Verónica Cuéllar, the data manager for South Bronx Rising Together, a collaborative community initiative co-founded by Children’s Aid, has been focused on chronic absence. She explains why battling chronic absence is a responsibility the entire organization must shoulder: 

Before I started working for South Bronx Rising Together (SBRT), I knew nothing about chronic absence. I have since become a more informed advocate in the work many of our school staff are doing to help reduce chronic absenteeism. As children in our services start to head back to school, now is an important time to discuss how chronic absence acts as one of the biggest barriers to their learning.

Chronic absenteeism is defined as a student missing 10 percent or more days of school in a given school year, which at minimum translates into 18 days of lost classroom instruction. Nationally 6.5 million students—roughly 13 percent of school-aged children—are chronically absent, but children living in low-income neighborhoods are four times more likely than their better-off peers to be chronically absent.

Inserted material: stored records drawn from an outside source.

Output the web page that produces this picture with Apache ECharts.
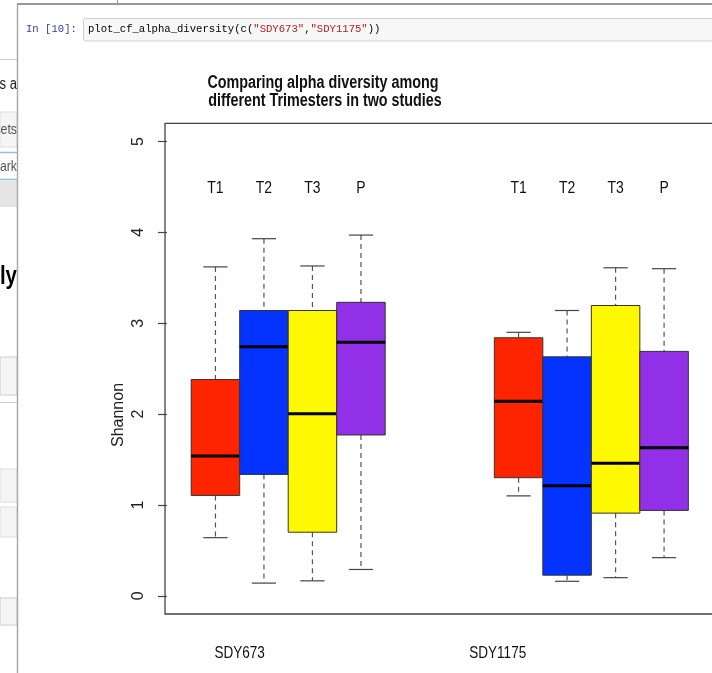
<!DOCTYPE html>
<html>
<head>
<meta charset="utf-8">
<script src="https://cdn.jsdelivr.net/npm/echarts@6.0.0/dist/echarts.min.js"></script>
<style>
html,body{margin:0;padding:0;background:#fff;overflow:hidden;}
#c{width:712px;height:673px;}
</style>
</head>
<body>
<div id="c"></div>
<script>
// ---- data ----
const groups = ['SDY673', 'SDY1175'];
const groupLabelPos = [1.5, 6.82];
const trimesters = ['T1', 'T2', 'T3', 'P'];
const trimesterColors = ['#FF2400', '#0433FF', '#FFF900', '#9230E8'];
const posSDY673 = [1, 2, 3, 4];
const posSDY1175 = [7.25, 8.25, 9.25, 10.25];
// per trimester: [low whisker, Q1, median, Q3, high whisker]
const statsSDY673 = [
  [0.64, 1.105, 1.54, 2.38, 3.62],
  [0.14, 1.336, 2.74, 3.14, 3.93],
  [0.165, 0.70, 2.005, 3.14, 3.63],
  [0.29, 1.77, 2.79, 3.23, 3.97]
];
const statsSDY1175 = [
  [1.10, 1.30, 2.14, 2.84, 2.90],
  [0.16, 0.227, 1.21, 2.63, 3.14],
  [0.20, 0.91, 1.46, 3.195, 3.61],
  [0.42, 0.94, 1.63, 2.69, 3.60]
];
const yTicks = [0, 1, 2, 3, 4, 5];
const trimesterLabelY = 4.5;
const Y_MIN = -0.2, Y_MAX = 5.2;

const SANS = '"Liberation Sans", Arial, sans-serif';
const MONO = '"Liberation Mono", "DejaVu Sans Mono", monospace';
const SQUEEZE = 0.82; // the screenshot is horizontally compressed

function makeRender(color, label) {
  return function (params, api) {
    const x = api.value(0);
    const pLow = api.coord([x, api.value(1)]);
    const pQ1 = api.coord([x, api.value(2)]);
    const pMed = api.coord([x, api.value(3)]);
    const pQ3 = api.coord([x, api.value(4)]);
    const pHigh = api.coord([x, api.value(5)]);
    const pLab = api.coord([x, trimesterLabelY]);
    const w = api.size([1, 0])[0];
    const cw = w * 0.5;
    const cx = pLow[0];
    const wStyle = { stroke: '#555', lineWidth: 1.2, lineDash: [5, 4] };
    const cStyle = { stroke: '#444', lineWidth: 1.2 };
    return {
      type: 'group',
      children: [
        { type: 'line', shape: { x1: cx, y1: pHigh[1], x2: cx, y2: pQ3[1] }, style: wStyle },
        { type: 'line', shape: { x1: cx, y1: pQ1[1], x2: cx, y2: pLow[1] }, style: wStyle },
        { type: 'line', shape: { x1: cx - cw / 2, y1: pHigh[1], x2: cx + cw / 2, y2: pHigh[1] }, style: cStyle },
        { type: 'line', shape: { x1: cx - cw / 2, y1: pLow[1], x2: cx + cw / 2, y2: pLow[1] }, style: cStyle },
        { type: 'rect', shape: { x: cx - w / 2, y: pQ3[1], width: w, height: pQ1[1] - pQ3[1] },
          style: { fill: color, stroke: '#333', lineWidth: 1 } },
        { type: 'line', shape: { x1: cx - w / 2, y1: pMed[1], x2: cx + w / 2, y2: pMed[1] },
          style: { stroke: '#000', lineWidth: 3 } },
        { type: 'text', x: cx, y: pLab[1] + 1.5, scaleX: SQUEEZE,
          style: { text: label, x: 0, y: 0, align: 'center', verticalAlign: 'middle',
          fontSize: 17, fontFamily: SANS, fill: '#111' } }
      ]
    };
  };
}

const series = trimesters.map(function (t, i) {
  return {
    type: 'custom',
    name: t,
    renderItem: makeRender(trimesterColors[i], t),
    encode: { x: 0, y: [1, 2, 3, 4, 5] },
    data: [
      [posSDY673[i]].concat(statsSDY673[i]),
      [posSDY1175[i]].concat(statsSDY1175[i])
    ],
    clip: false,
    silent: true
  };
});

// group labels below the plot, placed through the x scale
series.push({
  type: 'custom',
  name: 'groups',
  encode: { x: 0 },
  data: groupLabelPos.map(function (p, i) { return [p, i]; }),
  clip: false,
  silent: true,
  renderItem: function (params, api) {
    const p = api.coord([api.value(0), Y_MIN]);
    return { type: 'text', x: p[0], y: p[1] + 39, scaleX: SQUEEZE,
      style: { text: groups[api.value(1)], x: 0, y: 0, align: 'center', verticalAlign: 'middle',
        fontSize: 16.5, fontFamily: SANS, fill: '#111' } };
  }
});

const chart = echarts.init(document.getElementById('c'), null, { renderer: 'canvas' });

function sq(el) { el.scaleX = SQUEEZE; return el; }

const graphic = [
  // left strip of another page
  { type: 'line', shape: { x1: 0, y1: 59.5, x2: 17, y2: 59.5 }, style: { stroke: '#ccc', lineWidth: 1 } },
  sq({ type: 'text', x: 17, y: 85, style: { text: 'is a', x: 0, y: 0, align: 'right', verticalAlign: 'middle', fontSize: 16, fontFamily: SANS, fill: '#222' } }),
  { type: 'rect', shape: { x: 0, y: 112, width: 17, height: 35 }, style: { fill: '#f5f5f5', stroke: '#ddd', lineWidth: 1 } },
  sq({ type: 'text', x: 17, y: 130, style: { text: 'sets', x: 0, y: 0, align: 'right', verticalAlign: 'middle', fontSize: 15, fontFamily: SANS, fill: '#555' } }),
  { type: 'line', shape: { x1: 0, y1: 152.5, x2: 17, y2: 152.5 }, style: { stroke: '#8cc0ea', lineWidth: 1.5 } },
  sq({ type: 'text', x: 17, y: 167, style: { text: 'mark', x: 0, y: 0, align: 'right', verticalAlign: 'middle', fontSize: 15, fontFamily: SANS, fill: '#555' } }),
  { type: 'line', shape: { x1: 0, y1: 179.5, x2: 17, y2: 179.5 }, style: { stroke: '#8cc0ea', lineWidth: 1.5 } },
  { type: 'rect', shape: { x: 0, y: 181, width: 17, height: 26 }, style: { fill: '#e4e4e4' } },
  sq({ type: 'text', x: 17, y: 277, style: { text: 'ly', x: 0, y: 0, align: 'right', verticalAlign: 'middle', fontSize: 25, fontWeight: 'bold', fontFamily: SANS, fill: '#000' } }),
  { type: 'rect', shape: { x: 0, y: 357, width: 17, height: 38 }, style: { fill: '#f5f5f5', stroke: '#ccc', lineWidth: 1 } },
  { type: 'line', shape: { x1: 0, y1: 402.5, x2: 17, y2: 402.5 }, style: { stroke: '#ccc', lineWidth: 1 } },
  { type: 'rect', shape: { x: 0, y: 469, width: 17, height: 33 }, style: { fill: '#f5f5f5', stroke: '#ddd', lineWidth: 1 } },
  { type: 'rect', shape: { x: 0, y: 507, width: 17, height: 30 }, style: { fill: '#f5f5f5', stroke: '#ddd', lineWidth: 1 } },
  { type: 'rect', shape: { x: 0, y: 598, width: 17, height: 27 }, style: { fill: '#f5f5f5', stroke: '#ccc', lineWidth: 1 } },
  // panel borders
  { type: 'line', shape: { x1: 17.5, y1: 4, x2: 17.5, y2: 673 }, style: { stroke: '#aaa', lineWidth: 1.5 } },
  { type: 'line', shape: { x1: 17, y1: 4, x2: 712, y2: 4 }, style: { stroke: '#999', lineWidth: 2 } },
  { type: 'line', shape: { x1: 117.5, y1: 0, x2: 117.5, y2: 4 }, style: { stroke: '#999', lineWidth: 1 } },
  // code cell
  { type: 'text', style: { text: 'In [10]:', x: 26, y: 29, align: 'left', verticalAlign: 'middle', fontSize: 10.6, fontFamily: MONO, fill: '#303F9F' } },
  { type: 'rect', shape: { x: 83.5, y: 18.5, width: 640, height: 22.5, r: 2 }, style: { fill: '#f7f7f7', stroke: '#cfcfcf', lineWidth: 1 } },
  { type: 'text', style: {
      text: '{k|plot_cf_alpha_diversity(c(}{s|"SDY673"}{k|,}{s|"SDY1175"}{k|))}',
      x: 88, y: 29.5, align: 'left', verticalAlign: 'middle',
      rich: {
        k: { fontSize: 10.6, fontFamily: MONO, fill: '#000' },
        s: { fontSize: 10.6, fontFamily: MONO, fill: '#BA2121' }
      }
  } },
  // title
  sq({ type: 'text', x: 323, y: 74, style: { text: 'Comparing alpha diversity among\n different Trimesters in two studies', x: 0, y: 0,
      align: 'center', verticalAlign: 'top', fontSize: 17.5, lineHeight: 18, fontWeight: 'bold', fontFamily: SANS, fill: '#111' } }),
  // y-axis title
  { type: 'text', rotation: Math.PI / 2, x: 119, y: 415, style: { text: 'Shannon', x: 0, y: 0, align: 'center', verticalAlign: 'middle',
      fontSize: 16, fontFamily: SANS, fill: '#222' } }
];

const option = {
  animation: false,
  backgroundColor: '#fff',
  grid: {
    left: 165, top: 123.3, bottom: 59, right: -60,
    outerBoundsMode: 'none',
    show: true, borderColor: '#444', borderWidth: 1.3, backgroundColor: 'transparent'
  },
  xAxis: {
    type: 'value', min: -0.04, max: 12.475,
    axisLine: { show: false }, axisTick: { show: false }, splitLine: { show: false },
    axisLabel: { show: false }
  },
  yAxis: {
    type: 'value', min: Y_MIN, max: Y_MAX,
    axisLine: { show: false }, splitLine: { show: false },
    axisTick: { show: true, customValues: yTicks, length: 9, lineStyle: { color: '#444', width: 1.2 } },
    axisLabel: { customValues: yTicks, rotate: 90, margin: 18, fontSize: 16, fontFamily: SANS, color: '#222' }
  },
  graphic: graphic,
  series: series
};
chart.setOption(option);
</script>
</body>
</html>
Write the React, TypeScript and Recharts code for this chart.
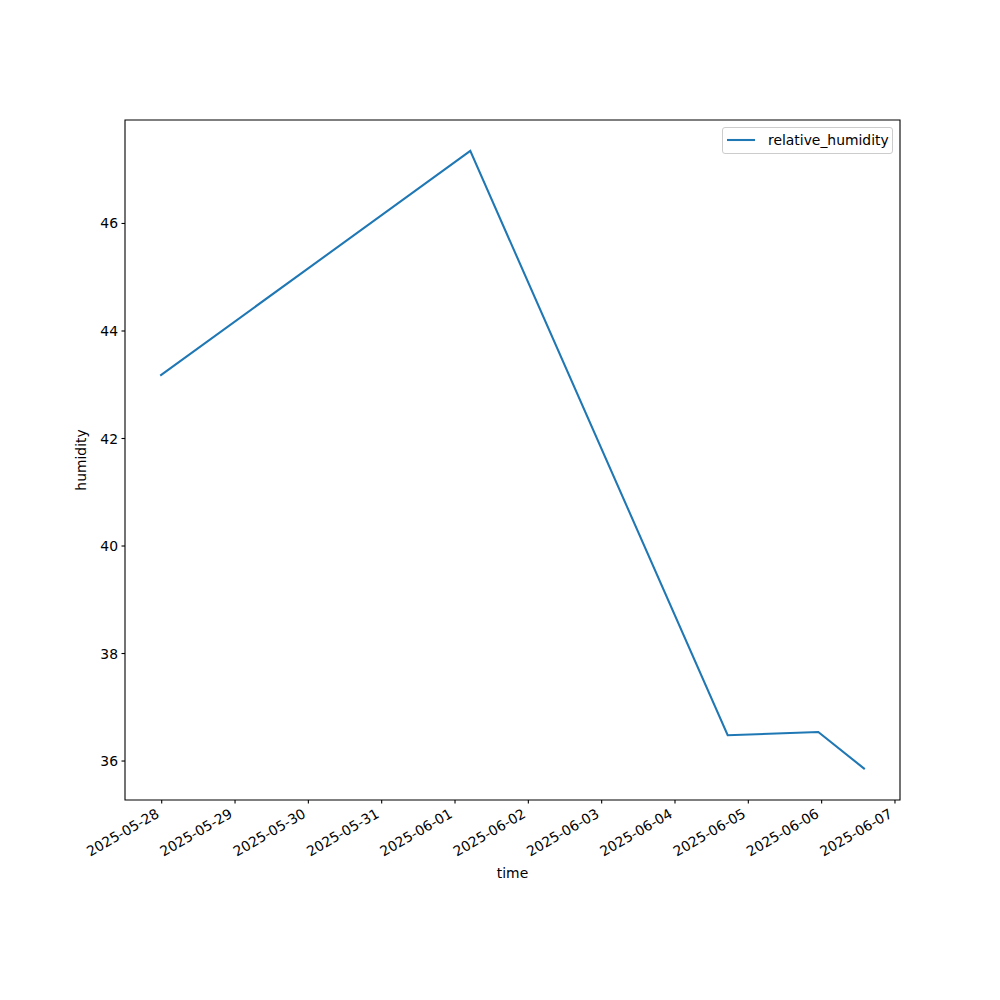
import React from "react";
import {
  LineChart,
  Line,
  XAxis,
  YAxis,
  Legend,
  ReferenceArea,
  Label,
} from "recharts";

const times: string[] = [
  "2025-05-27T23:31:00Z",
  "2025-06-01T05:00:00Z",
  "2025-06-04T17:15:00Z",
  "2025-06-05T22:54:00Z",
  "2025-06-06T14:07:00Z",
];
const relativeHumidity: number[] = [43.17, 47.35, 36.48, 36.54, 35.85];

const xTickLabels: string[] = [
  "2025-05-28",
  "2025-05-29",
  "2025-05-30",
  "2025-05-31",
  "2025-06-01",
  "2025-06-02",
  "2025-06-03",
  "2025-06-04",
  "2025-06-05",
  "2025-06-06",
  "2025-06-07",
];
const yTicks: number[] = [36, 38, 40, 42, 44, 46];

const SERIES_NAME = "relative_humidity";
const BLUE = "#1f77b4";
const FONT = "DejaVu Sans";
const FS = 13.9;

const data = times.map((t, i) => ({
  t: Date.parse(t),
  relative_humidity: relativeHumidity[i],
}));
const xTicks = xTickLabels.map((d) => Date.parse(d + "T00:00:00Z"));

const pad = (min: number, max: number): [number, number] => {
  const s = max - min;
  return [min - 0.05 * s, max + 0.05 * s];
};
const xDomain = pad(Math.min(...data.map((d) => d.t)), Math.max(...data.map((d) => d.t)));
const yDomain = pad(Math.min(...relativeHumidity), Math.max(...relativeHumidity));

const fmtDate = (ms: number) => {
  const d = new Date(ms);
  const mm = String(d.getUTCMonth() + 1).padStart(2, "0");
  const dd = String(d.getUTCDate()).padStart(2, "0");
  return `${d.getUTCFullYear()}-${mm}-${dd}`;
};

const XTick = (props: any) => {
  const { x, y, payload } = props;
  const ax = x - 1.6;
  const ay = y + 9.5;
  return (
    <text
      x={ax}
      y={ay}
      textAnchor="end"
      fontFamily={FONT}
      fontSize={FS}
      fill="#000"
      transform={`rotate(-30, ${ax}, ${ay})`}
    >
      {fmtDate(payload.value)}
    </text>
  );
};

const YTick = (props: any) => {
  const { x, y, payload } = props;
  return (
    <text
      x={x}
      y={y}
      dy="0.36em"
      textAnchor="end"
      fontFamily={FONT}
      fontSize={FS}
      fill="#000"
    >
      {payload.value}
    </text>
  );
};

const LegendBox = () => (
  <div
    style={{
      boxSizing: "border-box",
      width: 171,
      height: 27,
      border: "1px solid #cccccc",
      borderRadius: 3,
      background: "rgba(255,255,255,0.8)",
      display: "flex",
      alignItems: "center",
      fontFamily: FONT,
      fontSize: FS,
      color: "#000",
    }}
  >
    <svg width={45} height={25} style={{ display: "block" }}>
      <line x1={4} y1={12} x2={32} y2={12} stroke={BLUE} strokeWidth={2.08} />
    </svg>
    <span style={{ lineHeight: "25px" }}>{SERIES_NAME}</span>
  </div>
);

export default function App() {
  return (
    <div style={{ position: "absolute", left: 0, top: 0, width: 1000, height: 1000, background: "#fff" }}>
      <LineChart
        width={1000}
        height={1000}
        data={data}
        margin={{ top: 120, right: 100, left: 65, bottom: 120 }}
      >
        <XAxis
          dataKey="t"
          type="number"
          scale="linear"
          domain={xDomain}
          ticks={xTicks}
          interval={0}
          allowDataOverflow
          height={80}
          tickSize={3.5}
          tickMargin={3.5}
          axisLine={false}
          tickLine={{ stroke: "#000", strokeWidth: 1.1 }}
          tick={<XTick />}
        >
          <Label
            content={(p: any) => {
              const vb = p.viewBox || { x: 125, y: 800, width: 775 };
              return (
                <text
                  x={vb.x + vb.width / 2}
                  y={vb.y + 78}
                  textAnchor="middle"
                  fontFamily={FONT}
                  fontSize={FS}
                  fill="#000"
                >
                  time
                </text>
              );
            }}
          />
        </XAxis>
        <YAxis
          type="number"
          domain={yDomain}
          ticks={yTicks}
          interval={0}
          allowDataOverflow
          width={60}
          tickSize={3.5}
          tickMargin={3.5}
          axisLine={false}
          tickLine={{ stroke: "#000", strokeWidth: 1.1 }}
          tick={<YTick />}
        >
          <Label
            content={(p: any) => {
              const vb = p.viewBox || { x: 65, y: 120, height: 680 };
              const lx = vb.x + 21;
              const ly = vb.y + vb.height / 2;
              return (
                <text
                  x={lx}
                  y={ly}
                  textAnchor="middle"
                  fontFamily={FONT}
                  fontSize={FS}
                  fill="#000"
                  transform={`rotate(-90, ${lx}, ${ly})`}
                >
                  humidity
                </text>
              );
            }}
          />
        </YAxis>
        <ReferenceArea
          x1={xDomain[0]}
          x2={xDomain[1]}
          y1={yDomain[0]}
          y2={yDomain[1]}
          fill="none"
          fillOpacity={0}
          stroke="#000"
          strokeWidth={1.1}
          ifOverflow="visible"
        />
        <Legend
          layout="vertical"
          align="center"
          verticalAlign="middle"
          wrapperStyle={{ position: "absolute", top: 127, left: 722, width: 171, height: 27 }}
          content={<LegendBox />}
        />
        <Line
          type="linear"
          dataKey="relative_humidity"
          name={SERIES_NAME}
          stroke={BLUE}
          strokeWidth={2.08}
          dot={false}
          activeDot={false}
          isAnimationActive={false}
        />
      </LineChart>
    </div>
  );
}
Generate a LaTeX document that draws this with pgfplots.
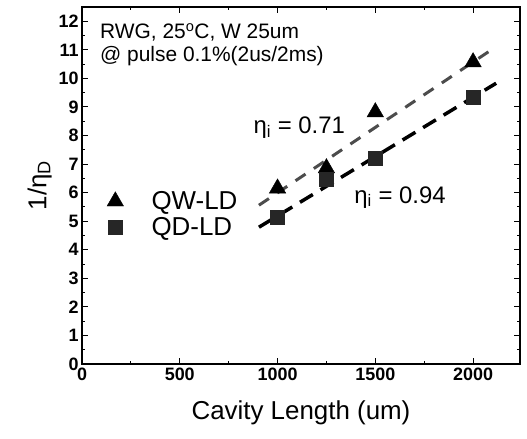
\documentclass[border=0pt]{standalone}
\usepackage{pgfplots}
\pgfplotsset{compat=1.18}
\usepackage{fontspec}
\setmainfont{Liberation Sans}
\begin{document}
\begin{tikzpicture}
\begin{axis}[
  width=438bp, height=357bp, scale only axis,
  xmin=0, xmax=2240, ymin=0, ymax=12.5,
  xtick={0,500,1000,1500,2000}, minor x tick num=1,
  ytick={0,1,...,12}, minor y tick num=1,
  tick align=inside, major tick length=6bp, minor tick length=3bp,
  axis line style={line width=1.2bp},
  every tick/.style={black, line width=1bp},
  /pgf/number format/assume math mode=true,
  /pgf/number format/set thousands separator={},
  ticklabel style={font=\fontsize{18}{20}\selectfont\bfseries},
  xlabel={Cavity Length (um)},
  ylabel={1/η\textsubscript{D}},
  label style={font=\fontsize{26}{28}\selectfont},
  xlabel style={yshift=-14bp},
  ylabel style={yshift=0bp},
  legend style={at={(axis description cs:0.05,0.42)}, anchor=west, draw=none, fill=none,
    font=\fontsize{26}{28}\selectfont, row sep=2bp,
    /tikz/every odd column/.append style={column sep=26bp}},
  legend cell align=left,
]
% fit lines
\addplot[black!70, line width=3bp, dash pattern=on 12bp off 10bp, forget plot] coordinates {(905,5.56) (2113,11.09)};
\addplot[black, line width=3.5bp, dash pattern=on 15bp off 9bp, forget plot] coordinates {(905,4.79) (2118,9.83)};
% data
\addplot[only marks, mark=triangle*, mark size=9.5bp, black] coordinates {(1000,6.15) (1250,6.86) (1500,8.82) (2000,10.57)};
\addlegendentry{QW-LD}
\addplot[only marks, mark=square*, mark size=7bp, black!85] coordinates {(1000,5.14) (1250,6.47) (1500,7.21) (2000,9.34)};
\addlegendentry{QD-LD}
\node[anchor=west, font=\fontsize{24}{26}\selectfont] at (axis cs:860,8.26) {η\textsubscript{i} = 0.71};
\node[anchor=west, font=\fontsize{24}{26}\selectfont] at (axis cs:1375,5.84) {η\textsubscript{i} = 0.94};
\node[anchor=north west, align=left, inner sep=0pt, font=\fontsize{21}{23}\selectfont] at (axis description cs:0.041,0.955) {RWG, 25\textsuperscript{o}C, W 25um\\@ pulse 0.1\%(2us/2ms)};
\end{axis}
\pgfresetboundingbox
\path[use as bounding box] ([xshift=-82bp,yshift=-75bp]current axis.south west) rectangle ([xshift=7bp,yshift=7bp]current axis.north east);
\end{tikzpicture}
\end{document}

In New York City, that means 1 in 4 students are chronically absent; and in Bronx Community District 3, the geographic focus of SBRT's work, almost 2 in 5 students are chronically absent. These patterns hold long-term repercussions. High rates of school absence, which includes both excused and unexcused absences, predict lower levels of proficiency in mathematics and English language arts standards, and lead to a higher likelihood that a student will not graduate high school, or pursue a college degree.

Student attendance is a multifaceted issue—one that engages all of the corners of our services. Through my work with SBRT, I’ve heard firsthand the narratives of why students are chronically absent in Community District 3. Asthma and other health issues, family appointments, sibling absences, involvement in the child welfare system, and transportation issues are often reasons why students are chronically absent. Some of these issues are simply beyond the reach of school staff. These factors are just as dangerously effective at working against children living in the Washington Heights, Harlem, and Staten Island communities we work in.

At Children’s Aid, we are coming together as an organization to build a collective strategy to help address chronic absenteeism. Every day, we engage with children and families with the hopes of improving their lives. Our goal is to understand what the reasons are for each family that is struggling to get their kids to school consistently. It works. Improved attendance in previously chronically absent students often results from positive engagement of students and parents in schools.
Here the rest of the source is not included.